• Problem requirements: The lines from the top of the material below through the line containing "import plotly.graph_objects as go" are to be printed exactly, with pictures omitted.

• Data excerpt:
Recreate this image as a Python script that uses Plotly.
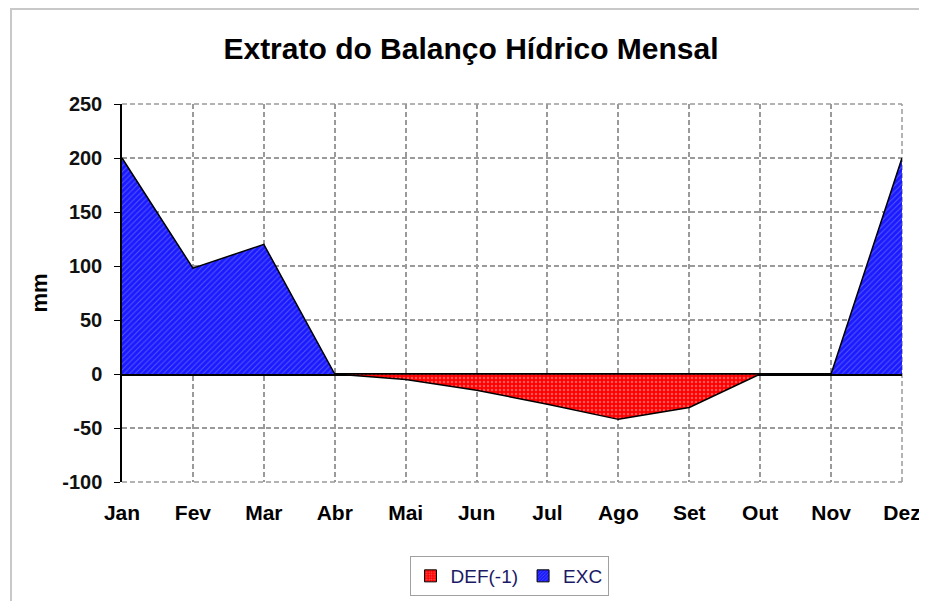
import plotly.graph_objects as go

months = ["Jan", "Fev", "Mar", "Abr", "Mai", "Jun", "Jul", "Ago", "Set", "Out", "Nov", "Dez"]
exc = [200, 98, 120, 0, 0, 0, 0, 0, 0, 0, 0, 200]
def_neg = [0, 0, 0, 0, -5, -15, -28, -42, -31, 0, 0, 0]
y_ticks = [-100, -50, 0, 50, 100, 150, 200, 250]
y_tick_labels = [str(v) for v in y_ticks]

xs = list(range(len(months)))
FONT = "Liberation Sans, Arial, sans-serif"
GRID = "#9a9a9a"
DASH = "5px,3px"

fig = go.Figure()

fig.add_trace(go.Scatter(
    x=xs, y=def_neg, mode="lines", fill="tozeroy",
    fillcolor="#ff0000",
    fillpattern=dict(shape=".", bgcolor="#ff0000", fgcolor="#ffb0b0", size=4, solidity=0.3),
    line=dict(color="black", width=1.5), showlegend=False, hoverinfo="skip",
))
fig.add_trace(go.Scatter(
    x=xs, y=exc, mode="lines", fill="tozeroy",
    fillcolor="#0000ff",
    fillpattern=dict(shape="/", bgcolor="#1a1aff", fgcolor="#9090ff", size=4, solidity=0.25),
    line=dict(color="black", width=1.5), showlegend=False, hoverinfo="skip",
))

# legend entries
fig.add_trace(go.Bar(
    x=[None], y=[None], name="DEF(-1)",
    marker=dict(color="#ff0000", line=dict(color="black", width=1),
                pattern=dict(shape=".", bgcolor="#ff0000", fgcolor="#ffb0b0", size=3, solidity=0.3)),
))
fig.add_trace(go.Bar(
    x=[None], y=[None], name="EXC",
    marker=dict(color="#0000ff", line=dict(color="black", width=1),
                pattern=dict(shape="/", bgcolor="#1a1aff", fgcolor="#9090ff", size=3, solidity=0.3)),
))

# page body has an 8px margin: target screen px -> figure px
OFF = 8
W, H = 927, 601
L, T = 122 - OFF, 104 - OFF
R = W - (902 - OFF)
B = H - (482 - OFF)
PW, PH = W - L - R, H - T - B


def px_x(p):
    return (p - OFF - L) / PW


def px_y(p):
    return (H - B - (p - OFF)) / PH


fig.update_layout(
    width=W, height=H,
    margin=dict(l=L, r=R, t=T, b=B, autoexpand=False),
    paper_bgcolor="white", plot_bgcolor="white",
    font=dict(family=FONT, color="black"),
    title=dict(text="<b>Extrato do Balanço Hídrico Mensal</b>", font=dict(size=30, color="black"),
               x=(471 - OFF) / W, xanchor="center", xref="container",
               y=1 - (48 - OFF) / H, yanchor="middle", yref="container"),
    xaxis=dict(
        range=[0, len(months) - 1], tickmode="array", tickvals=xs, ticktext=months,
        showgrid=True, gridcolor=GRID, gridwidth=1.5, griddash=DASH,
        zeroline=False, showline=False, automargin=False,
        ticks="outside", ticklen=10, tickcolor="rgba(0,0,0,0)",
        ticklabelstandoff=2,
        tickfont=dict(size=21, family=FONT, color="black", weight="bold"),
    ),
    yaxis=dict(
        range=[-100, 250], tickmode="array", tickvals=y_ticks, ticktext=y_tick_labels,
        showgrid=True, gridcolor=GRID, gridwidth=1.5, griddash=DASH,
        zeroline=True, zerolinecolor="black", zerolinewidth=2.5,
        showline=True, linecolor="black", linewidth=1.5, automargin=False,
        ticks="outside", ticklen=6, tickcolor="black", tickwidth=1,
        ticklabelstandoff=8,
        tickfont=dict(size=20, family=FONT, color="#111", weight="bold"),
        title=dict(text="<b>mm</b>", font=dict(size=22, color="black"), standoff=9),
    ),
    legend=dict(
        orientation="h", x=px_x(509), xanchor="center", y=px_y(556), yanchor="top",
        bordercolor="#a0a0a0", borderwidth=1, bgcolor="white",
        font=dict(size=19, family=FONT, color="#1a1a66"),
        itemwidth=30, tracegroupgap=0,
    ),
    shapes=[
        # outer frame (left and top)
        dict(type="line", xref="paper", yref="paper",
             x0=px_x(11), x1=px_x(11), y0=px_y(8), y1=px_y(H + OFF),
             line=dict(color="#c8c8c8", width=2)),
        dict(type="line", xref="paper", yref="paper",
             x0=px_x(11), x1=px_x(W + OFF), y0=px_y(9), y1=px_y(9),
             line=dict(color="#c8c8c8", width=2)),
        # plot-area edge gridlines
        dict(type="line", xref="paper", yref="paper", layer="below",
             x0=0, x1=1, y0=1, y1=1, line=dict(color=GRID, width=1.5, dash=DASH)),
        dict(type="line", xref="paper", yref="paper", layer="below",
             x0=0, x1=1, y0=0, y1=0, line=dict(color=GRID, width=1.5, dash=DASH)),
        dict(type="line", xref="paper", yref="paper", layer="below",
             x0=1, x1=1, y0=0, y1=1, line=dict(color=GRID, width=1.5, dash=DASH)),
    ],
    barmode="overlay",
)

fig.write_html("out.html")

• Answer:
Recreate this image as a Python script that uses Plotly.
import plotly.graph_objects as go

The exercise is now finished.